Each species has its own aesthetic sense, its own style, with females responding to certain songs.

And "for really no reason in particular — that’s the idea that aesthetics is important to evolution," he says.

"It makes nature seem more frivolous, but, in fact, I think that’s evolution — survival of the interesting, not really the fittest."

NJIT vice president Donald Sebastian, who was involved in the selection of Rothenberg for the award, says the criteria for Rothenberg’s award included work that transcends academia — work that a person on the street could understand and appreciate, and that could have a social impact.

Although he’s a musician and philosopher, Rothenberg is "using the same methodologies a chemist or physicist might, and he may actually grab something with respect to models of communication that scientists may have missed," Sebastian says.

"People from the science world tend to think of animal communication as a simplified version of human interaction, like talking with a 3-year-old or a 1-year-old," says Sebastian.

Rothenberg has come at a different perspective, he says, by using his musical ear to pick up patterns that may later evoke specific responses.

"We shouldn’t be looking for words — ‘chirp chirp’ doesn’t mean ‘there’s a worm over there.’ It’s more of an emotional communication.

"There’s a certain universality in music. Whether it’s a tear that comes to your eye in an Italian opera aria or a riff in a James Brown song that gets you off your seat, you don’t need to understand the words."

Rothenberg is used to reactions of disbelief — and he himself wasn’t always sure the animal kingdom would respond to his art.

"I thought, ‘They don’t care about us,’ " he says.

Then one morning, while he enjoyed a little outdoor music-making, a white-crested laughing thrush started playing along.
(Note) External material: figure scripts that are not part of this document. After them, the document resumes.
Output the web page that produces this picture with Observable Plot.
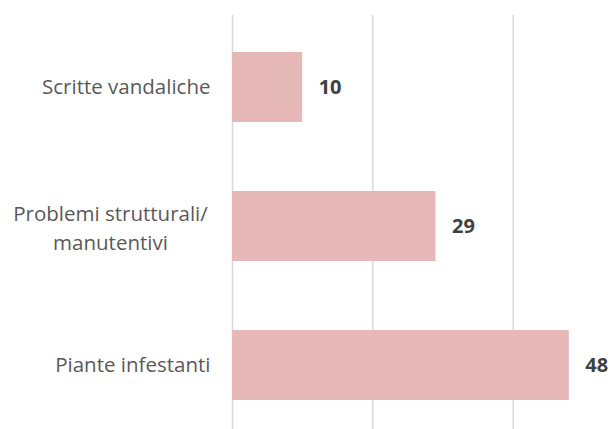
<!DOCTYPE html>
<html>
<head>
<meta charset="utf-8">
<script src="https://cdn.jsdelivr.net/npm/d3@7"></script>
<script src="https://cdn.jsdelivr.net/npm/@observablehq/plot@0.6"></script>
<style>
  html, body { margin: 0; padding: 0; background: #fff; }
  #chart svg { display: block; }
</style>
</head>
<body>
<div id="chart"></div>
<script>
const categories = ["Scritte vandaliche", "Problemi strutturali/\nmanutentivi", "Piante infestanti"];
const values = [10, 29, 48];
const xTicks = [0, 20, 40];

const data = categories.map((c, i) => ({category: c, value: values[i], multi: c.includes("\n")}));

const font = "'Open Sans', sans-serif";

const chart = Plot.plot({
  width: 613,
  height: 429,
  marginTop: 15,
  marginBottom: 0,
  marginLeft: 232,
  marginRight: 0,
  style: {fontFamily: font, background: "#fff"},
  x: {domain: [0, 60], range: [232, 653], axis: null},
  y: {domain: categories, paddingInner: 0.5, paddingOuter: 0.2286, align: 0.5625, axis: null},
  marks: [
    Plot.ruleX(xTicks, {stroke: "#d9d9d9", strokeWidth: 1.5}),
    Plot.barX(data, {x: "value", y: "category", fill: "#e6b8b7"}),
    Plot.text(data, {x: "value", y: "category", text: d => String(d.value), textAnchor: "start", dx: 16,
      fontWeight: "bold", fontSize: 20, fill: "#404040"}),
    Plot.text(data.filter(d => !d.multi), {x: () => 0, y: "category", text: "category", textAnchor: "end", dx: -22,
      fontSize: 20.5, fill: "#595959"}),
    Plot.text(data.filter(d => d.multi), {x: () => 0, y: "category", text: "category", textAnchor: "middle", dx: -122,
      fontSize: 20.5, lineHeight: 1.42, fill: "#595959"})
  ]
});
document.getElementById("chart").append(chart);
</script>
</body>
</html>
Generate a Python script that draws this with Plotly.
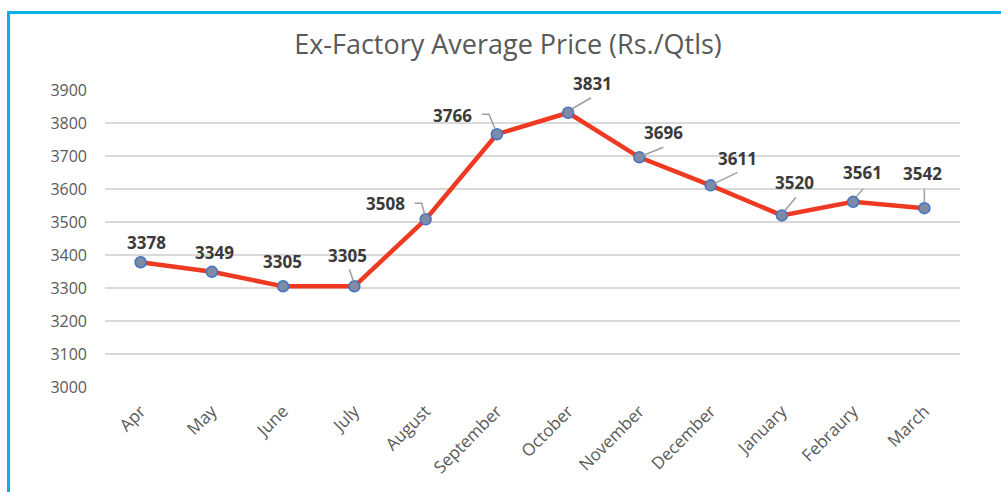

If people of different musical traditions can improvise together, he thought, why not go one step further?

"I thought birds just sang their own songs, but there was that moment when this bird was really interacting," he says. "I learned that in this species, the males and females sing together. They sing very complex duets — laughing thrushes really jam with each other."

a trained ear

Bird song and birdcalls are different. While the calls are instinctual and convey definite meanings — "there’s a hawk nearby" — the birds also utter songs that don’t have explicit meanings.

"It is much more like music than language," says Rothenberg. "You can’t really translate it to something else. Like a Bach solo invention, you can say it has form; you can say there’s a right and wrong way to sing it. They can sing incorrectly and other birds will know."

Still, Rothenberg hesitates to ascribe specific feelings to what he hears from down under and up above. Even between human cultures, musical meaning is hard to pin down; tritones, intervals that Westerners hear as harsh and dissonant, are popular in Ethiopian rock, he notes. And the meanings of Indian ragas, which are meant to correspond with certain mind-sets and occasions, can be elusive to Western ears.

"Humans routinely weep when they hear whale songs, and there’s no doubt about animals expressing emotions," Rothenberg says.

"But it’s hard to say a minor chord is even unhappy."

"These days, it's quite an early stage of his work in terms of how
it's causing a bridging of disciplines between art and science," says Tchernichovski.

"It’s a huge task that he’s taking on himself."